Reproduce precisely the lines of the listing below, starting with the line that contains "The picture is" and stopping after the line that contains "const currentSettings = [77.2727, 20.0, 0.30, 1];"; include nothing else.

======== Extracted material ========

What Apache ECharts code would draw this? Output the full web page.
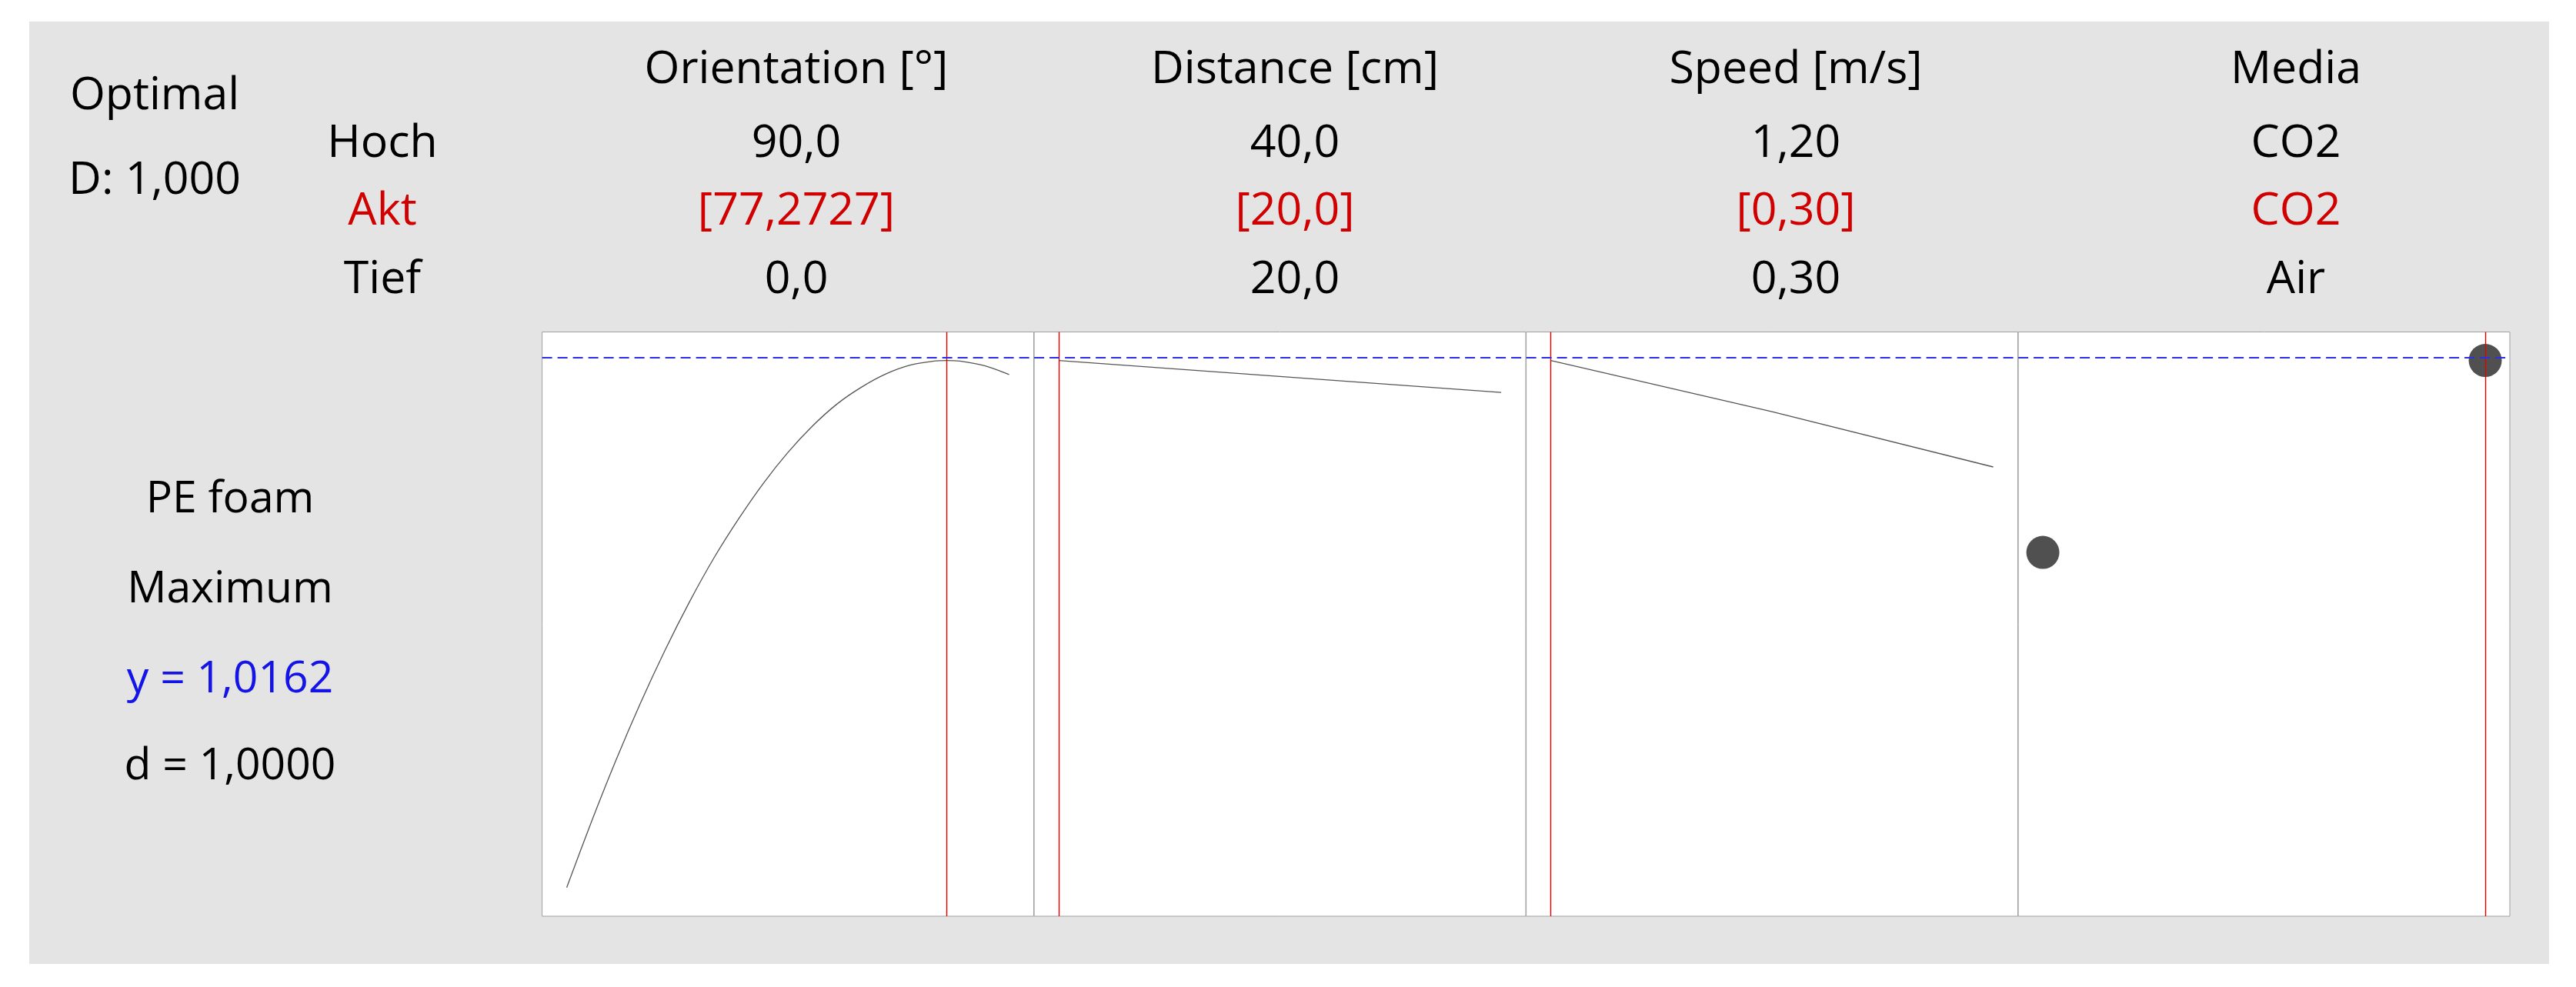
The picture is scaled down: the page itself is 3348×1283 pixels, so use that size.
<!DOCTYPE html>
<html>
<head>
<meta charset="utf-8">
<script src="https://cdn.jsdelivr.net/npm/echarts@6/dist/echarts.min.js"></script>
<style>
  html, body { margin: 0; padding: 0; background: #ffffff; }
  #bg { position: absolute; left: 38px; top: 28px; width: 3275px; height: 1225px; background: #e4e4e4; }
  #chart { position: absolute; left: 0; top: 0; width: 3348px; height: 1283px; }
</style>
</head>
<body>
<div id="bg"></div>
<div id="chart"></div>
<script>
// ---------------- data ----------------
const factorNames   = ['Orientation [°]', 'Distance [cm]', 'Speed [m/s]', 'Media'];
const highLabels    = ['90,0', '40,0', '1,20', 'CO2'];
const currentLabels = ['[77,2727]', '[20,0]', '[0,30]', 'CO2'];
const lowLabels     = ['0,0', '20,0', '0,30', 'Air'];
const rowLabels     = ['Hoch', 'Akt', 'Tief'];
const optimalLabels = ['Optimal', 'D: 1,000'];
const responseLabels = ['PE foam', 'Maximum', 'y = 1,0162', 'd = 1,0000'];

const optimumY = 1.0162;
const currentSettings = [77.2727, 20.0, 0.30, 1];   // Media: 0 = Air, 1 = CO2

const orientationX = [0, 5, 10, 15, 20, 25, 30, 35, 40, 45, 50, 55, 60, 65, 70, 75, 77.2727, 80, 85, 90];
const orientationY = [0.299, 0.388, 0.472, 0.550, 0.622, 0.688, 0.748, 0.801, 0.849, 0.891, 0.927, 0.957, 0.980, 0.998, 1.010, 1.0156, 1.0162, 1.0153, 1.009, 0.997];

const distanceX = [20, 30, 40];
const distanceY = [1.0162, 0.9945, 0.9728];

const speedX = [0.30, 0.75, 1.20];
const speedY = [1.0162, 0.9466, 0.8713];

const mediaCategories = ['Air', 'CO2'];
const mediaY = [0.755, 1.0162];

const xRanges = [[-5, 95], [18.889, 41.111], [0.25, 1.25], [-0.0556, 1.0556]];
const yRange = [0.26, 1.055];

// ---------------- layout ----------------
const gridLefts = [704.6, 1344.1, 1983.6, 2623.1];
const gridWidth = 638.9;
const gridTop = 431.5;
const gridHeight = 759.5;
const colCenters = [1035, 1683, 2334, 2984];
const FONT = '"Open Sans", "Noto Sans", sans-serif';

const zip = (xs, ys) => xs.map((x, i) => [x, ys[i]]);

const grids = gridLefts.map(l => ({
  left: l, top: gridTop, width: gridWidth, height: gridHeight,
  show: true, backgroundColor: '#ffffff', borderColor: '#a0a0a0', borderWidth: 1
}));
const xAxes = xRanges.map((r, i) => ({
  type: 'value', gridIndex: i, min: r[0], max: r[1], show: false
}));
const yAxes = xRanges.map((r, i) => ({
  type: 'value', gridIndex: i, min: yRange[0], max: yRange[1], show: false
}));

function marks(i) {
  return {
    symbol: 'none', silent: true, label: { show: false }, animation: false,
    z: 6,
    data: [
      { xAxis: currentSettings[i], lineStyle: { color: '#e00000', width: 1.4, type: 'solid' } },
      { yAxis: optimumY, lineStyle: { color: '#2e2ee6', width: 2.2, type: [13, 7] } }
    ]
  };
}

const curveStyle = { color: '#555555', width: 1.3 };
const series = [
  { type: 'line', xAxisIndex: 0, yAxisIndex: 0, data: zip(orientationX, orientationY), smooth: 0.3,
    showSymbol: false, lineStyle: curveStyle, markLine: marks(0), animation: false },
  { type: 'line', xAxisIndex: 1, yAxisIndex: 1, data: zip(distanceX, distanceY),
    showSymbol: false, lineStyle: curveStyle, markLine: marks(1), animation: false },
  { type: 'line', xAxisIndex: 2, yAxisIndex: 2, data: zip(speedX, speedY),
    showSymbol: false, lineStyle: curveStyle, markLine: marks(2), animation: false },
  { type: 'scatter', xAxisIndex: 3, yAxisIndex: 3,
    data: mediaCategories.map((c, i) => ({ name: c, value: [i, mediaY[i]] })),
    symbolSize: 43, itemStyle: { color: '#505050', opacity: 1 }, markLine: marks(3), animation: false }
];

// ---------------- texts ----------------
function txt(text, x, y, size, color) {
  return {
    type: 'text', x: x, y: y, silent: true,
    style: { text: text, fontSize: size, fontFamily: FONT, fill: color || '#000000',
             align: 'center', verticalAlign: 'middle' }
  };
}
const graphics = [];
const rowY = [187, 275, 364];
const headY = 91;
factorNames.forEach((n, i) => graphics.push(txt(n, colCenters[i], headY, 59)));
highLabels.forEach((n, i) => graphics.push(txt(n, colCenters[i], rowY[0], 59)));
currentLabels.forEach((n, i) => graphics.push(txt(n, colCenters[i], rowY[1], 59, '#d00000')));
lowLabels.forEach((n, i) => graphics.push(txt(n, colCenters[i], rowY[2], 59)));
rowLabels.forEach((n, i) => graphics.push(txt(n, 497, rowY[i], 59, i === 1 ? '#d00000' : '#000000')));
graphics.push(txt(optimalLabels[0], 201, 125, 59));
graphics.push(txt(optimalLabels[1], 201, 235, 59));
const respY = [650, 767, 884, 997];
responseLabels.forEach((n, i) => graphics.push(txt(n, 299, respY[i], 57, i === 2 ? '#1414e6' : '#000000')));

const chart = echarts.init(document.getElementById('chart'), null, { renderer: 'canvas' });
chart.setOption({
  backgroundColor: 'transparent',
  animation: false,
  grid: grids,
  xAxis: xAxes,
  yAxis: yAxes,
  series: series,
  graphic: { elements: graphics }
});
</script>
</body>
</html>
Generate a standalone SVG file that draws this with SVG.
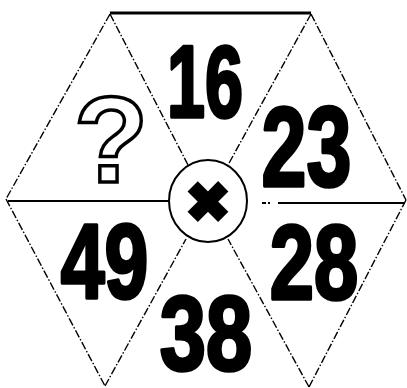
<svg xmlns="http://www.w3.org/2000/svg" width="407" height="388" viewBox="0 0 407 388">
<style>
.dd{fill:none;stroke:#000;stroke-width:1.4;stroke-dasharray:8 2 1.5 2}
.sl{fill:none;stroke:#000;stroke-width:2}
.num{font-family:"Liberation Sans",Arial,sans-serif;font-weight:bold;fill:#000;stroke:#000;stroke-width:3.5;stroke-linejoin:round;text-anchor:middle}
.q{font-family:"Liberation Sans",Arial,sans-serif;font-weight:bold;fill:#fff;stroke:#000;stroke-width:3.5;stroke-linejoin:miter;text-anchor:middle}
</style>
<rect width="407" height="388" fill="#fff"/>
<g id="connectors">
<line x1="110" y1="13" x2="311" y2="13" stroke="#000" stroke-width="3"/>
<line class="dd" x1="110" y1="14" x2="6" y2="199"/>
<line class="dd" x1="6" y1="199" x2="105" y2="386"/>
<line class="dd" x1="311" y1="14" x2="406" y2="200"/>
<line class="dd" x1="406" y1="200" x2="309" y2="387"/>
<line class="dd" x1="110" y1="14" x2="188" y2="165"/>
<line class="dd" x1="311" y1="14" x2="228" y2="165"/>
<line class="dd" x1="105" y1="386" x2="186" y2="239"/>
<line class="dd" x1="309" y1="387" x2="228" y2="239"/>
<line class="sl" x1="8" y1="201" x2="169" y2="201"/>
<line class="sl" x1="262" y1="203" x2="270" y2="203" stroke-dasharray="4 2"/>
<line class="sl" x1="278" y1="203" x2="405" y2="203"/>
</g>
<g id="center">
<ellipse cx="208" cy="201" rx="39" ry="41" fill="#fff" stroke="#000" stroke-width="2"/>
<text x="208" y="222" font-family="DejaVu Sans,sans-serif" font-size="56" text-anchor="middle" fill="#000" stroke="#000" stroke-width="2.5">✖</text>
</g>
<g id="n16"><text class="num" font-size="102" transform="translate(205,116.5) scale(0.67,1)">16</text></g>
<g id="n23"><text class="num" font-size="113" transform="translate(306.5,185.5) scale(0.715,1)">23</text></g>
<g id="n28"><text class="num" font-size="106" transform="translate(314,298.5) scale(0.75,1)">28</text></g>
<g id="n38"><text class="num" font-size="105" transform="translate(206,369.5) scale(0.79,1)">38</text></g>
<g id="n49"><text class="num" font-size="106" transform="translate(104.5,298) scale(0.744,1)">49</text></g>
<g id="nq"><text class="q" font-size="122" transform="translate(111,182) scale(1,1)">?</text></g>
</svg>
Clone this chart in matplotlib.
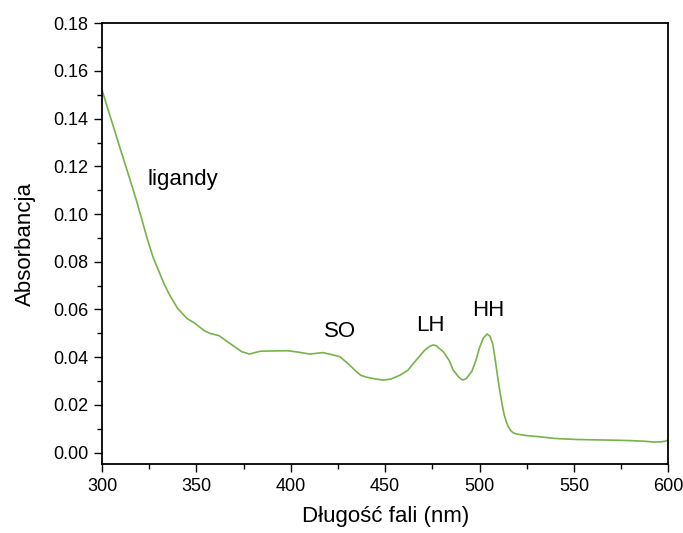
import numpy as np
import matplotlib
matplotlib.use('Agg')
import matplotlib.pyplot as plt
from matplotlib.ticker import MultipleLocator, FormatStrFormatter

plt.rcParams['font.family'] = ['Liberation Sans', 'DejaVu Sans']

# widmo absorpcji
wl = [300, 303, 306, 309, 312, 315, 318, 321, 324, 327, 330, 333, 336, 340, 345,
      349, 354, 357, 362, 368, 374, 378, 384, 390, 398, 404, 410, 417, 422, 426,
      431, 434, 437, 440, 445, 449, 453, 458, 462, 465, 468, 471, 474, 475.5, 477,
      481, 484, 486, 489, 491, 493, 496, 498, 500, 502, 504, 505.5, 507, 508, 509,
      510, 511, 512, 513, 514, 515, 516.5, 518, 520, 525, 532, 540, 550, 562, 570,
      580, 588, 592, 596, 598, 600]
absb = [0.152, 0.1443, 0.1367, 0.129, 0.1215, 0.114, 0.1063, 0.0980, 0.0895,
        0.0820, 0.0762, 0.0705, 0.0658, 0.0605, 0.0562, 0.0543, 0.0512, 0.0500,
        0.0490, 0.0456, 0.0423, 0.0413, 0.0425, 0.0426, 0.0427, 0.0421, 0.0413,
        0.0419, 0.0410, 0.0402, 0.0368, 0.0345, 0.0324, 0.0316, 0.0308, 0.0304,
        0.0308, 0.0325, 0.0345, 0.0374, 0.0402, 0.0430, 0.0447, 0.0451, 0.0448,
        0.0421, 0.0385, 0.0346, 0.0316, 0.0304, 0.0310, 0.0342, 0.0385, 0.0440,
        0.0480, 0.0497, 0.0488, 0.0455, 0.0405, 0.0350, 0.0295, 0.0245, 0.0200,
        0.0160, 0.0133, 0.0112, 0.0092, 0.0082, 0.0077, 0.0071, 0.0066, 0.0059,
        0.0055, 0.0053, 0.0052, 0.0050, 0.0047, 0.0044, 0.0045, 0.0047, 0.0052]

labels = ['ligandy', 'SO', 'LH', 'HH']
label_x = [324, 426, 474, 504.5]
label_y = [0.1143, 0.0506, 0.0534, 0.0594]

fig = plt.figure(figsize=(6.83, 5.33), dpi=100)
ax = fig.add_axes([0.1494, 0.1295, 0.8291, 0.8268])

ax.plot(wl, absb, color='#77b347', linewidth=1.2)

for i in range(len(labels)):
	ha = 'left' if i == 0 else 'center'
	ax.text(label_x[i], label_y[i], labels[i], fontsize=16, ha=ha, va='center')

ax.set_xlim(300, 600)
ax.set_ylim(-0.0048, 0.18)
ax.xaxis.set_major_locator(MultipleLocator(50))
ax.xaxis.set_minor_locator(MultipleLocator(25))
ax.yaxis.set_major_locator(MultipleLocator(0.02))
ax.yaxis.set_minor_locator(MultipleLocator(0.01))
ax.yaxis.set_major_formatter(FormatStrFormatter('%.2f'))
ax.tick_params(which='major', direction='out', length=5.5, width=1.0, labelsize=13, pad=4.5)
ax.tick_params(which='minor', direction='out', length=3.5, width=1.0)
for s in ax.spines.values():
	s.set_linewidth(1.3)

ax.set_xlabel('Długość fali (nm)', fontsize=16, labelpad=8)
ax.set_ylabel('Absorbancja', fontsize=16, labelpad=12)

fig.savefig('out.png', dpi=100)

========

» **Right answer**:
The picture is scaled down: the page itself is 3348×1283 pixels, so use that size.
<!DOCTYPE html>
<html>
<head>
<meta charset="utf-8">
<script src="https://cdn.jsdelivr.net/npm/echarts@6/dist/echarts.min.js"></script>
<style>
  html, body { margin: 0; padding: 0; background: #ffffff; }
  #bg { position: absolute; left: 38px; top: 28px; width: 3275px; height: 1225px; background: #e4e4e4; }
  #chart { position: absolute; left: 0; top: 0; width: 3348px; height: 1283px; }
</style>
</head>
<body>
<div id="bg"></div>
<div id="chart"></div>
<script>
// ---------------- data ----------------
const factorNames   = ['Orientation [°]', 'Distance [cm]', 'Speed [m/s]', 'Media'];
const highLabels    = ['90,0', '40,0', '1,20', 'CO2'];
const currentLabels = ['[77,2727]', '[20,0]', '[0,30]', 'CO2'];
const lowLabels     = ['0,0', '20,0', '0,30', 'Air'];
const rowLabels     = ['Hoch', 'Akt', 'Tief'];
const optimalLabels = ['Optimal', 'D: 1,000'];
const responseLabels = ['PE foam', 'Maximum', 'y = 1,0162', 'd = 1,0000'];

const optimumY = 1.0162;
const currentSettings = [77.2727, 20.0, 0.30, 1];   // Media: 0 = Air, 1 = CO2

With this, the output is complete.